In der Stadt Rafah an der Grenze zu Ägypten hatten mehr als eine Million Palästinenser Zuflucht vor dem israelischen Vernichtungskrieg gesucht. Derweil gab es am Dienstag weitere israelische Angriffe auf Rafah. AFP-Teams berichteten von Luftangriffen und Schüssen im Zentrum und im Westen von Rafah.
Spanien, Irland und Norwegen wollen am Dienstag derweil offiziell Palästina als Staat anerkennen. Dafür ist eine Pressekonferenz in Brüssel geplant.

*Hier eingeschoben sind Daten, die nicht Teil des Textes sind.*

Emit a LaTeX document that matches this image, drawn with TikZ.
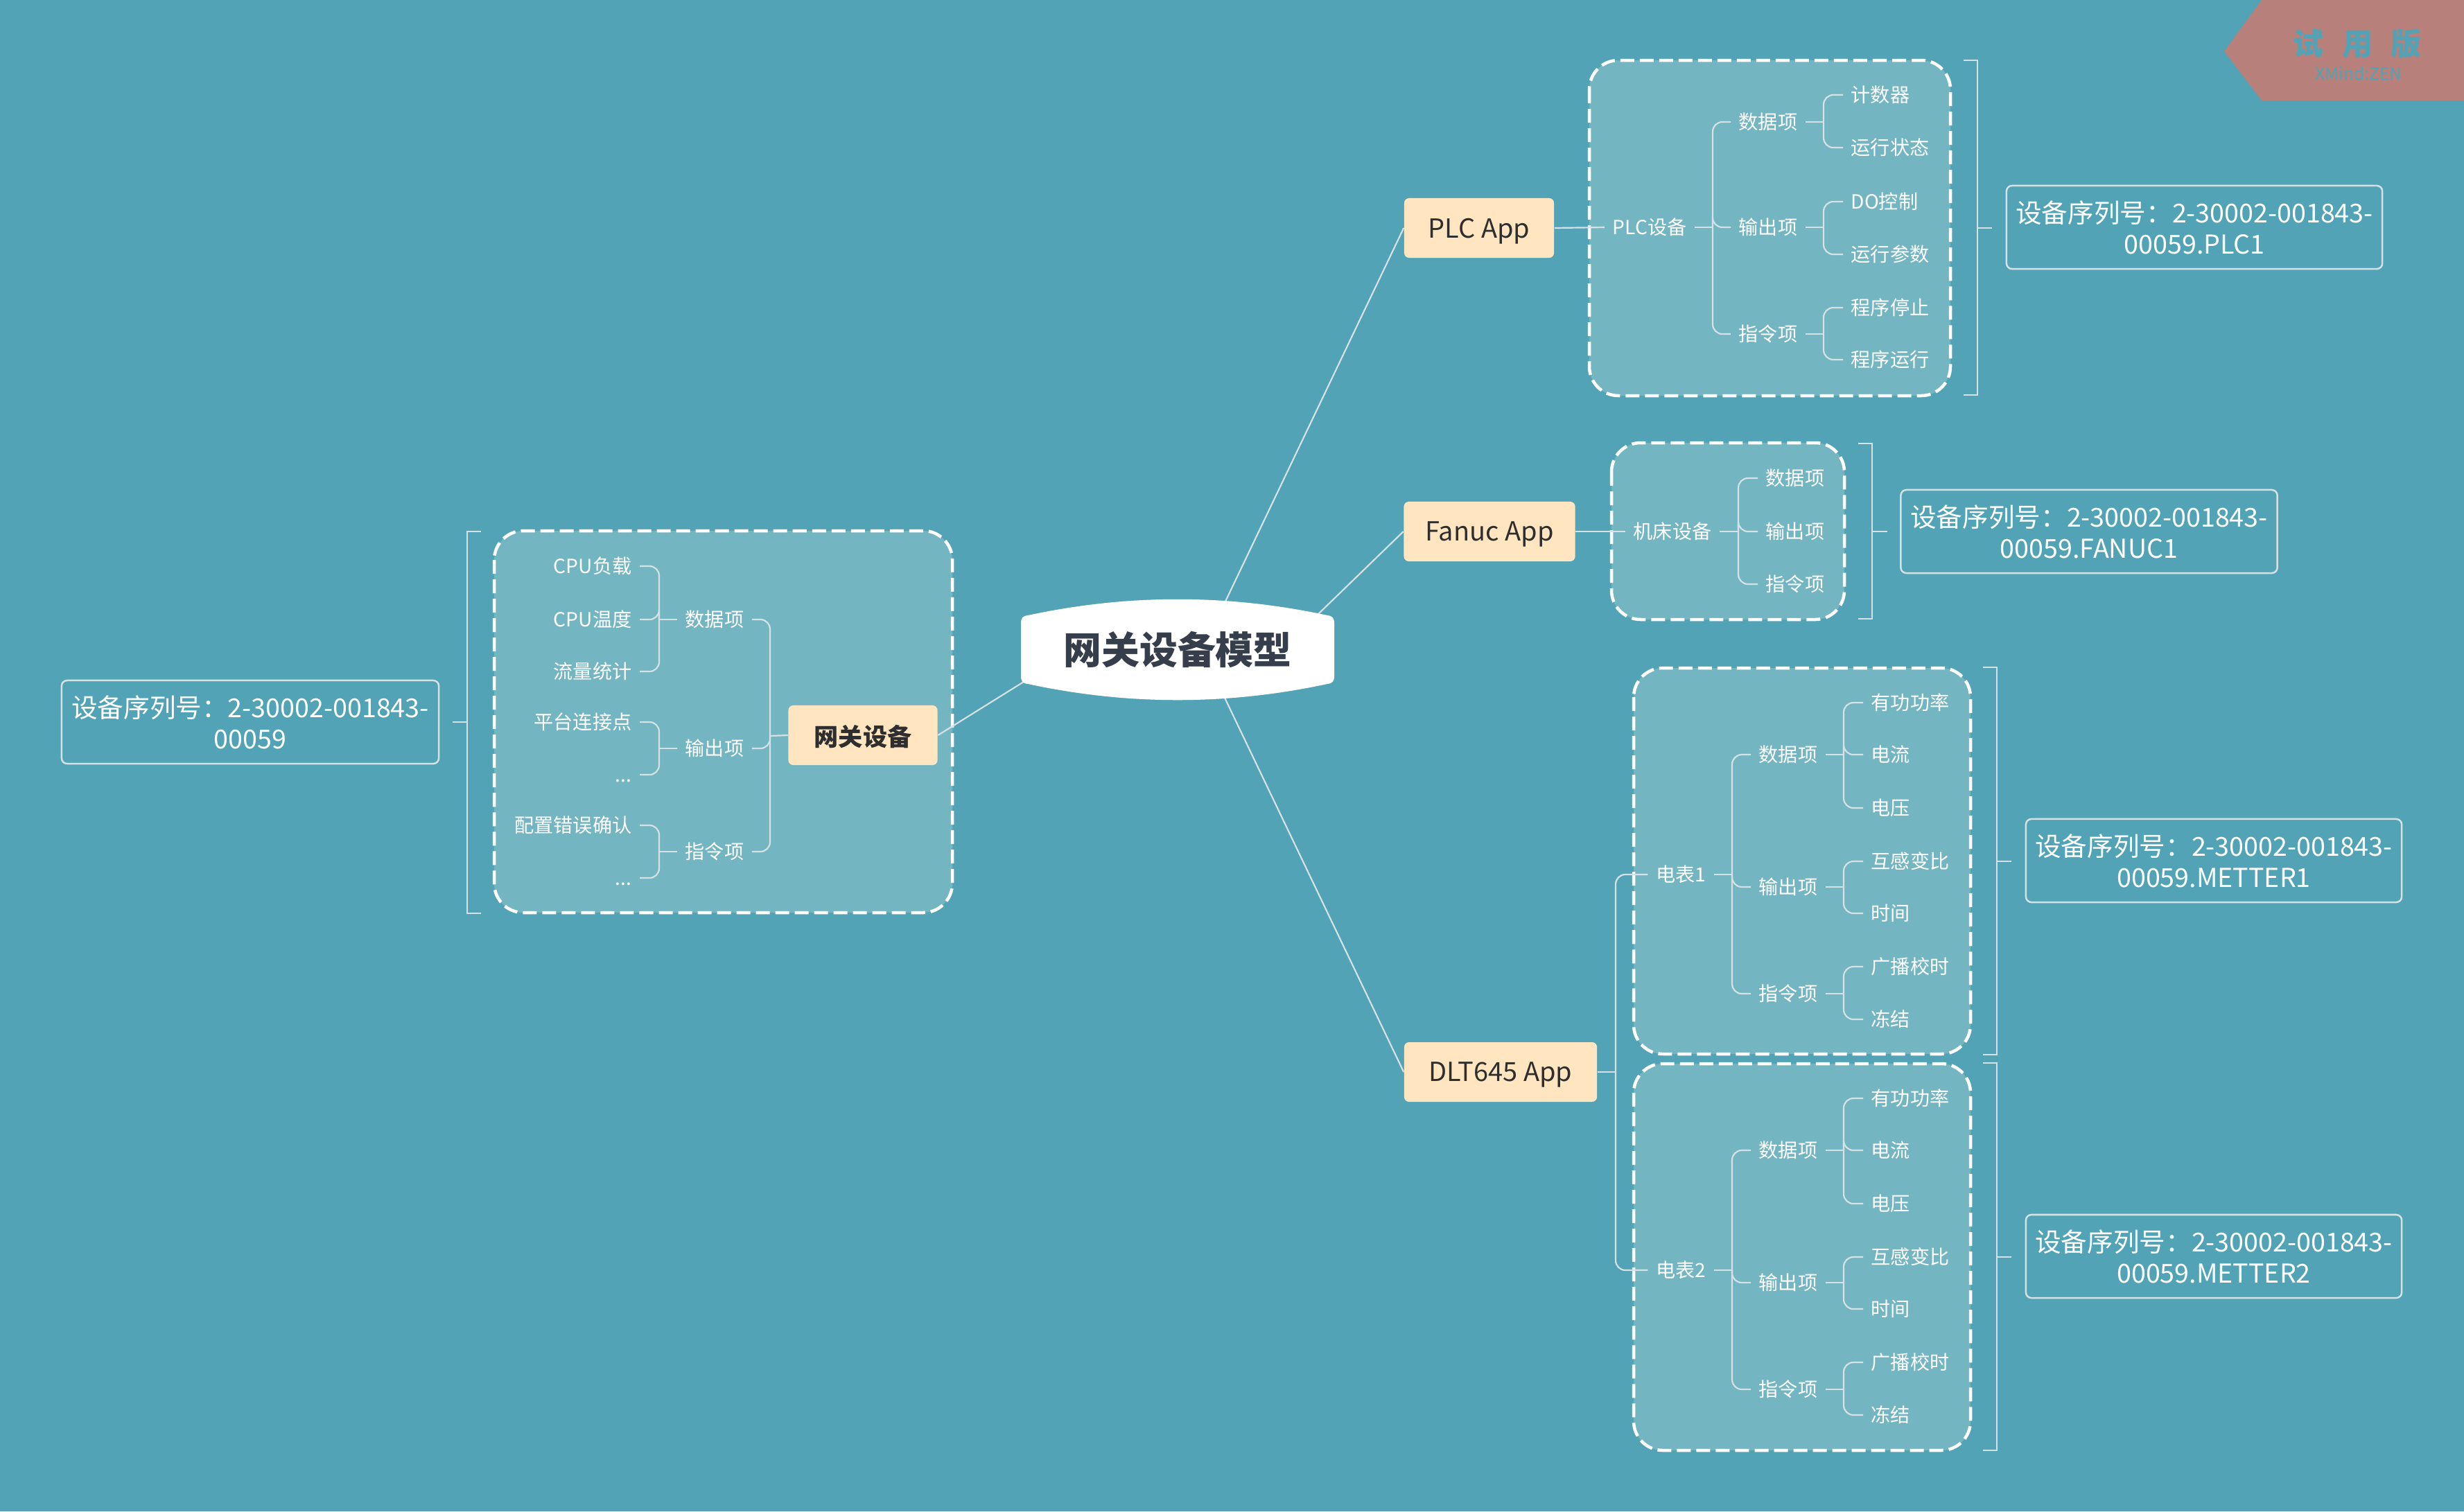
\documentclass[tikz,border=0pt]{standalone}
\usepackage{fontspec}
\setmainfont{Noto Sans CJK SC}
\definecolor{bg}{HTML}{52A3B5}
\definecolor{boxfill}{HTML}{74B5C2}
\definecolor{appfill}{HTML}{FFE6C0}
\definecolor{apptext}{HTML}{2E2E2E}
\definecolor{roottext}{HTML}{353E4A}
\definecolor{linec}{HTML}{D5E1E4}
\definecolor{wmark}{HTML}{B8807A}
\tikzset{
  lbl/.style={text=white, font=\fontsize{8}{9.6}\selectfont, inner xsep=0.11cm, inner ysep=0.02cm},
  conn/.style={draw=linec, line width=0.022cm, rounded corners=0.14cm},
  app/.style={fill=appfill, rounded corners=0.07cm, text=apptext, font=\fontsize{10.8}{13}\selectfont, minimum height=0.86cm, inner sep=0, text depth=0pt},
  dbox/.style={draw=white, fill=boxfill, line width=0.045cm, dash pattern=on 0.2cm off 0.08cm, rounded corners=0.42cm},
  brk/.style={draw=linec, line width=0.022cm},
  sumbox/.style={draw=linec, line width=0.025cm, rounded corners=0.08cm, text=white, align=center, font=\fontsize{10.7}{12.8}\selectfont, minimum width=5.42cm, minimum height=1.2cm, inner sep=0},
}
\begin{document}
\begin{tikzpicture}[x=0.01cm,y=-0.01cm]
\fill[bg] (0,0) rectangle (3555,2181);
\useasboundingbox (0,0) rectangle (3555,2181);

% watermark
\fill[wmark] (3263,0) -- (3555,0) -- (3555,145) -- (3263,145) -- (3209,74) -- cycle;
\node[text=bg, font=\bfseries\fontsize{12.5}{14}\selectfont, inner sep=0] (wm1) at (3401,63) {试\hspace{0.6em}用\hspace{0.6em}版};
\node[text=bg, font=\fontsize{7}{8}\selectfont, inner sep=0] (wm2) at (3403,106) {XMind:ZEN};

% dashed boxes
\path[dbox] (713,766) rectangle (1374,1317);
\path[dbox] (2293,87) rectangle (2814,571);
\path[dbox] (2325,639) rectangle (2661,894);
\path[dbox] (2357,964) rectangle (2843,1521);
\path[dbox] (2357,1535) rectangle (2843,2093);

% ---------- left: gateway ----------
\node[app, font=\bfseries\fontsize{10}{12}\selectfont, minimum width=2.15cm] (gw) at (1245,1061) {网关设备};
\node[lbl] (ldata) at (1031,894) {数据项};
\node[lbl] (lout) at (1031,1080) {输出项};
\node[lbl] (lcmd) at (1031,1229) {指令项};
\node[lbl, anchor=east] (lcpu1) at (923,817) {CPU负载};
\node[lbl, anchor=east] (lcpu2) at (923,894) {CPU温度};
\node[lbl, anchor=east] (lflow) at (923,969) {流量统计};
\node[lbl, anchor=east] (lplat) at (923,1042) {平台连接点};
\node[lbl, anchor=east] (ldots1) at (923,1118) {\vphantom{项}...};
\node[lbl, anchor=east] (lcfg) at (923,1191) {配置错误确认};
\node[lbl, anchor=east] (ldots2) at (923,1267) {\vphantom{项}...};

\coordinate (jg) at (1111,1062);
\draw[conn] (gw.west) -- (jg);
\foreach \c in {ldata,lout,lcmd} \draw[conn] (jg) |- (\c.east);
\coordinate (jld) at (951,894);
\draw[conn] (ldata.west) -- (jld);
\foreach \c in {lcpu1,lcpu2,lflow} \draw[conn] (jld) |- (\c.east);
\coordinate (jlo) at (951,1080);
\draw[conn] (lout.west) -- (jlo);
\foreach \c in {lplat,ldots1} \draw[conn] (jlo) |- (\c.east);
\coordinate (jlc) at (951,1229);
\draw[conn] (lcmd.west) -- (jlc);
\foreach \c in {lcfg,ldots2} \draw[conn] (jlc) |- (\c.east);

% left summary
\node[sumbox, minimum width=5.44cm] (sG) at (361,1042) {设备序列号：2-30002-001843-\\00059};
\draw[brk] (694,767) -- (674,767) -- (674,1318) -- (694,1318);
\draw[brk] (674,1042) -- (653,1042);

% ---------- PLC ----------
\node[app, minimum width=2.16cm] (plc) at (2134,329) {PLC App};
\node[lbl] (plcdev) at (2380,328) {PLC设备};
\node[lbl] (pdata) at (2551,176) {数据项};
\node[lbl] (pout) at (2551,328) {输出项};
\node[lbl] (pcmd) at (2551,482) {指令项};
\node[lbl, anchor=west] (p1) at (2659,137) {计数器};
\node[lbl, anchor=west] (p2) at (2659,213) {运行状态};
\node[lbl, anchor=west] (p3) at (2659,291) {DO控制};
\node[lbl, anchor=west] (p4) at (2659,367) {运行参数};
\node[lbl, anchor=west] (p5) at (2659,444) {程序停止};
\node[lbl, anchor=west] (p6) at (2659,519) {程序运行};
\draw[conn] (plc.east) -- (plcdev.west);
\coordinate (jp) at (2471,328);
\draw[conn] (plcdev.east) -- (jp);
\foreach \c in {pdata,pout,pcmd} \draw[conn] (jp) |- (\c.west);
\coordinate (jpd) at (2631,176);
\draw[conn] (pdata.east) -- (jpd);
\foreach \c in {p1,p2} \draw[conn] (jpd) |- (\c.west);
\coordinate (jpo) at (2631,328);
\draw[conn] (pout.east) -- (jpo);
\foreach \c in {p3,p4} \draw[conn] (jpo) |- (\c.west);
\coordinate (jpc) at (2631,482);
\draw[conn] (pcmd.east) -- (jpc);
\foreach \c in {p5,p6} \draw[conn] (jpc) |- (\c.west);
\draw[brk] (2833,87) -- (2853,87) -- (2853,570) -- (2833,570);
\draw[brk] (2853,329) -- (2874,329);
\node[sumbox] (sP) at (3166,328) {设备序列号：2-30002-001843-\\00059.PLC1};

% ---------- Fanuc ----------
\node[app, minimum width=2.47cm] (fanuc) at (2149,767) {Fanuc App};
\node[lbl] (fdev) at (2413,767) {机床设备};
\node[lbl, anchor=west] (fdata) at (2536,690) {数据项};
\node[lbl, anchor=west] (fout) at (2536,767) {输出项};
\node[lbl, anchor=west] (fcmd) at (2536,843) {指令项};
\draw[conn] (fanuc.east) -- (fdev.west);
\coordinate (jf) at (2508,767);
\draw[conn] (fdev.east) -- (jf);
\foreach \c in {fdata,fout,fcmd} \draw[conn] (jf) |- (\c.west);
\draw[brk] (2681,640) -- (2701,640) -- (2701,893) -- (2681,893);
\draw[brk] (2701,767) -- (2723,767);
\node[sumbox, minimum width=5.43cm] (sF) at (3014,767) {设备序列号：2-30002-001843-\\00059.FANUC1};

% ---------- DLT645 ----------
\node[app, minimum width=2.78cm] (dlt) at (2165,1547) {DLT645 App};
\coordinate (jd) at (2331,1547);
\draw[conn] (dlt.east) -- (jd);
\foreach \o/\n/\k in {0/m1/1, 571/m2/2}{
  \node[lbl] (\n) at (2425,1262+\o) {电表\k};
  \node[lbl] (\n d) at (2580,1089+\o) {数据项};
  \node[lbl] (\n o) at (2580,1280+\o) {输出项};
  \node[lbl] (\n c) at (2580,1434+\o) {指令项};
  \node[lbl, anchor=west] (\n l1) at (2688,1014+\o) {有功功率};
  \node[lbl, anchor=west] (\n l2) at (2688,1089+\o) {电流};
  \node[lbl, anchor=west] (\n l3) at (2688,1166+\o) {电压};
  \node[lbl, anchor=west] (\n l4) at (2688,1243+\o) {互感变比};
  \node[lbl, anchor=west] (\n l5) at (2688,1318+\o) {时间};
  \node[lbl, anchor=west] (\n l6) at (2688,1395+\o) {广播校时};
  \node[lbl, anchor=west] (\n l7) at (2688,1471+\o) {冻结};
  \draw[conn] (jd) |- (\n.west);
  \coordinate (\n j) at (2499,1262+\o);
  \draw[conn] (\n.east) -- (\n j);
  \draw[conn] (\n j) |- (\n d.west);
  \draw[conn] (\n j) |- (\n o.west);
  \draw[conn] (\n j) |- (\n c.west);
  \coordinate (\n jd) at (2660,1089+\o);
  \draw[conn] (\n d.east) -- (\n jd);
  \draw[conn] (\n jd) |- (\n l1.west);
  \draw[conn] (\n jd) |- (\n l2.west);
  \draw[conn] (\n jd) |- (\n l3.west);
  \coordinate (\n jo) at (2660,1280+\o);
  \draw[conn] (\n o.east) -- (\n jo);
  \draw[conn] (\n jo) |- (\n l4.west);
  \draw[conn] (\n jo) |- (\n l5.west);
  \coordinate (\n jc) at (2660,1434+\o);
  \draw[conn] (\n c.east) -- (\n jc);
  \draw[conn] (\n jc) |- (\n l6.west);
  \draw[conn] (\n jc) |- (\n l7.west);
  \draw[brk] (2861,963+\o) -- (2881,963+\o) -- (2881,1522+\o) -- (2861,1522+\o);
  \draw[brk] (2881,1243+\o) -- (2902,1243+\o);
}
\node[sumbox] (sM1) at (3194,1242) {设备序列号：2-30002-001843-\\00059.METTER1};
\node[sumbox] (sM2) at (3194,1813) {设备序列号：2-30002-001843-\\00059.METTER2};

% ---------- root ----------
\coordinate (rP) at (1766,872);
\coordinate (rF) at (1900,888);
\coordinate (rD) at (1766,1005);
\coordinate (rG) at (1480,982);
\draw[conn] (rP) -- (plc.west);
\draw[conn] (rF) -- (fanuc.west);
\draw[conn] (rD) -- (dlt.west);
\draw[conn] (rG) -- (gw.east);
\fill[white] (1483,888) .. controls (1627,857) and (1771,857) .. (1915,888)
  .. controls (1923,889) and (1925,892) .. (1925,900) -- (1925,975)
  .. controls (1925,983) and (1923,986) .. (1915,987)
  .. controls (1771,1018) and (1627,1018) .. (1483,987)
  .. controls (1475,986) and (1473,983) .. (1473,975) -- (1473,900)
  .. controls (1473,892) and (1475,889) .. (1483,888) -- cycle;
\node[text=roottext, font=\bfseries\fontsize{15.6}{18}\selectfont, inner sep=0] (root) at (1699,937) {网关设备模型};
\end{tikzpicture}
\end{document}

Israelischer Vernichtungskrieg in Gaza
Israel hatte nach dem Vergeltungsschlag der palästinensischen Organisation Hamas am 7. Oktober einen Vernichtungskrieg in Gaza gestartet. Erklärtes Ziel ist die Zerschlagung der Hamas, doch es wurden bisher Zehntausende Zivilisten getötet.
Humanitäre Hilfslieferungen werden von Israel seitdem behindert. Fast zwei Millionen Menschen wurden gezwungen, in den Süden zu flüchten. Doch auch dort sind sie israelischen Angriffen ausgesetzt. Zudem herrscht eine akute Hunger-Krise, die Hungertote fordert.
Nach palästinensischen Angaben wurden in Gaza seit dem 7. Oktober mehr als 36.000 Menschen getötet und mehr als doppelt so viele verletzt. Die Zahl könnte weit höher sein, da noch viele Tote unter den Trümmern liegen und nicht geborgen werden können. Beim Großteil der Todesopfer handelt es sich laut örtlichen Berichten um Frauen und Kinder.